What is being asked: Output the lines below exactly, please, from the first line until the line with "import pandas as pd", counting both.

Data:
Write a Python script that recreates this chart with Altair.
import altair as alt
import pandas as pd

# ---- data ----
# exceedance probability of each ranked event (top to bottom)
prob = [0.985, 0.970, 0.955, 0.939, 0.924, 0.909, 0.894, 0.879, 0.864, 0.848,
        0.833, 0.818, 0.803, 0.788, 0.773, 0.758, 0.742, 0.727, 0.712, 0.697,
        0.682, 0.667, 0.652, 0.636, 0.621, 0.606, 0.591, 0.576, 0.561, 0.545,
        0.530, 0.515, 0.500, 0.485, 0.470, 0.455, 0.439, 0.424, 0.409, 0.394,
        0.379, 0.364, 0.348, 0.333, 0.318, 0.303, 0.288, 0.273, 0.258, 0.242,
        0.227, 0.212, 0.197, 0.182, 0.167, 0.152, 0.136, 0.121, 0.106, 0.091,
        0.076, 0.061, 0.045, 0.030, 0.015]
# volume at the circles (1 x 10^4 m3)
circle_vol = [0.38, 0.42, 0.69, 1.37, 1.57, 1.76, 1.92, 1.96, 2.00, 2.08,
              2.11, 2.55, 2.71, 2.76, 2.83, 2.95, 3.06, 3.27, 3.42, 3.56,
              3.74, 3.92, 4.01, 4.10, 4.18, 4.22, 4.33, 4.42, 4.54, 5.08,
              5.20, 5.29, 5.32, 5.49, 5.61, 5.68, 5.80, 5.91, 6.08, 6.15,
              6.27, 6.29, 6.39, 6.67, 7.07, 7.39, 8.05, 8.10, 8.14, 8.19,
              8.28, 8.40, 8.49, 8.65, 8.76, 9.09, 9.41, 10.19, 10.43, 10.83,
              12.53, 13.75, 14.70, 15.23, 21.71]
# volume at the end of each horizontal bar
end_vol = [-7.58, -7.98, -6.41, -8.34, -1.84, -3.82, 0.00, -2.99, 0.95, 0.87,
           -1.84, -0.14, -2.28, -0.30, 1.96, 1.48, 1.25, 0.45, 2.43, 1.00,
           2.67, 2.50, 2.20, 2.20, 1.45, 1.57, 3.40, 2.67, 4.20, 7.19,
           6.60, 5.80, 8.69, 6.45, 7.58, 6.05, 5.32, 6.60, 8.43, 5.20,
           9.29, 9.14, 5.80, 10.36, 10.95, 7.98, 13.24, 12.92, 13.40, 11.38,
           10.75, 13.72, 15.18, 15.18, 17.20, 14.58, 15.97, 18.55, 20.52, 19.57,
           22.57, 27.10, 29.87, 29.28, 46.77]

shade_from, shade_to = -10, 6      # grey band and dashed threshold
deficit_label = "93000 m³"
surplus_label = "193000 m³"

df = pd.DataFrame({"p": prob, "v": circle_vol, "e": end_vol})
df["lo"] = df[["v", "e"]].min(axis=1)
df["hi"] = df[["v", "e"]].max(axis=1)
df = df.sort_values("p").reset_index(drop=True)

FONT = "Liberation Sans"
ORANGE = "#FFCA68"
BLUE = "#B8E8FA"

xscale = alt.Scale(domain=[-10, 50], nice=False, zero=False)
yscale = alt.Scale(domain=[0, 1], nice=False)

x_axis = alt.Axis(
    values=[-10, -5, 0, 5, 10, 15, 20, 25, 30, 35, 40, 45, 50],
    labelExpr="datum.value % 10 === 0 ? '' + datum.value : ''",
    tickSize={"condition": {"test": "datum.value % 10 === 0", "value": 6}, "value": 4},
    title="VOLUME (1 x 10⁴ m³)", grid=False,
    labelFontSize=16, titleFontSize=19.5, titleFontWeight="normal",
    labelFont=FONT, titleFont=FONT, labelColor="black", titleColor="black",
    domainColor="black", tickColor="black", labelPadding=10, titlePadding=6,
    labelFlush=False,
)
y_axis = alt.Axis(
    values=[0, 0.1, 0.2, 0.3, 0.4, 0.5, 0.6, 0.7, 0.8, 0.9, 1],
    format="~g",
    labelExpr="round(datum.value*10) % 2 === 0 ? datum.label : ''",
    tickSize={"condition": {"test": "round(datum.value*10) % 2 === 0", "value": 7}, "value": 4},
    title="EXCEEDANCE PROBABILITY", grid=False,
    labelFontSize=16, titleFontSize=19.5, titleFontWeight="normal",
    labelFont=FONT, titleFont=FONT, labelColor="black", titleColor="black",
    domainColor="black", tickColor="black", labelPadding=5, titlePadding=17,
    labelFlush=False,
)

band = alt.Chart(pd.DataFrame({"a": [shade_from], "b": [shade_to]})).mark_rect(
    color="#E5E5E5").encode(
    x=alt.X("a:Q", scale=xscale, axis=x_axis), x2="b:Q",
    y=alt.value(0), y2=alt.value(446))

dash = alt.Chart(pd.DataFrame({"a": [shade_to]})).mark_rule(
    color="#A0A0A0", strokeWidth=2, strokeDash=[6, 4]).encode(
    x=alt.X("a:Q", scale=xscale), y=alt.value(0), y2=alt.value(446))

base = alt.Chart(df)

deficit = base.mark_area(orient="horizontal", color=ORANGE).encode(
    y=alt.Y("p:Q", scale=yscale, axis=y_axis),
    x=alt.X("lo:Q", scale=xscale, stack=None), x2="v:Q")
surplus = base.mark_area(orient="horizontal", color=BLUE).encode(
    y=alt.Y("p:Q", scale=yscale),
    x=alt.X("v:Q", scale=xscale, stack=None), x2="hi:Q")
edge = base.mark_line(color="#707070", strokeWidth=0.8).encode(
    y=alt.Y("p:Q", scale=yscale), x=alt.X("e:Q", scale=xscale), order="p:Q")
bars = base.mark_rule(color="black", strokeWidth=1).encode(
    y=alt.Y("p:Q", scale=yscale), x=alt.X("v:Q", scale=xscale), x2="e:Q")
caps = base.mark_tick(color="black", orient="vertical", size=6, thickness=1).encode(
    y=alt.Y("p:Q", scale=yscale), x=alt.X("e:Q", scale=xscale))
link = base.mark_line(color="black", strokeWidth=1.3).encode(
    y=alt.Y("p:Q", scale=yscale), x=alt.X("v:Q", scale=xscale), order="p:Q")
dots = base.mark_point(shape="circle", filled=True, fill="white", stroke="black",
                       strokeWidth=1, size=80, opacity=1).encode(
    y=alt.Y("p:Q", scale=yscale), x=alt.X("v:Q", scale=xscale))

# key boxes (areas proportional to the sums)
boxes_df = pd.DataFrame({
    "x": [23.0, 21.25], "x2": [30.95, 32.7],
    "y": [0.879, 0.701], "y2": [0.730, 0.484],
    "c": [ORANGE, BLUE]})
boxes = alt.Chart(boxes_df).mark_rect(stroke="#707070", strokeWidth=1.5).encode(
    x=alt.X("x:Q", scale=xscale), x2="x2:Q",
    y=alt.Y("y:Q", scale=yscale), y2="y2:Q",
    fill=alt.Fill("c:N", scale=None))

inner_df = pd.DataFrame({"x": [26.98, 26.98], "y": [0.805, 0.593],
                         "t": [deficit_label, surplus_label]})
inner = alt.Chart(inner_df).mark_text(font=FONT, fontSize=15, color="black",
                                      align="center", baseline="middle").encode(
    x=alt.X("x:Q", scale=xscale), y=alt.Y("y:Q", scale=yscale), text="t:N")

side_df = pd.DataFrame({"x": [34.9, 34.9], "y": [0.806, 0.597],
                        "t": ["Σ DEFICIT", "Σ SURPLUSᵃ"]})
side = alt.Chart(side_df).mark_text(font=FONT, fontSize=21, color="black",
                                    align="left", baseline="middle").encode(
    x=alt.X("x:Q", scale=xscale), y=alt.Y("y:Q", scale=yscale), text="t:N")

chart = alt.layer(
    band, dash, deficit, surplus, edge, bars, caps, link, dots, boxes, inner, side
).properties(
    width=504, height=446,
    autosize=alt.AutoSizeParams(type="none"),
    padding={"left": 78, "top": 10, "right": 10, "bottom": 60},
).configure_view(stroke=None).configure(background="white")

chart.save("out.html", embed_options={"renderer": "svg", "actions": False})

Correct answer:
Write a Python script that recreates this chart with Altair.
import altair as alt
import pandas as pd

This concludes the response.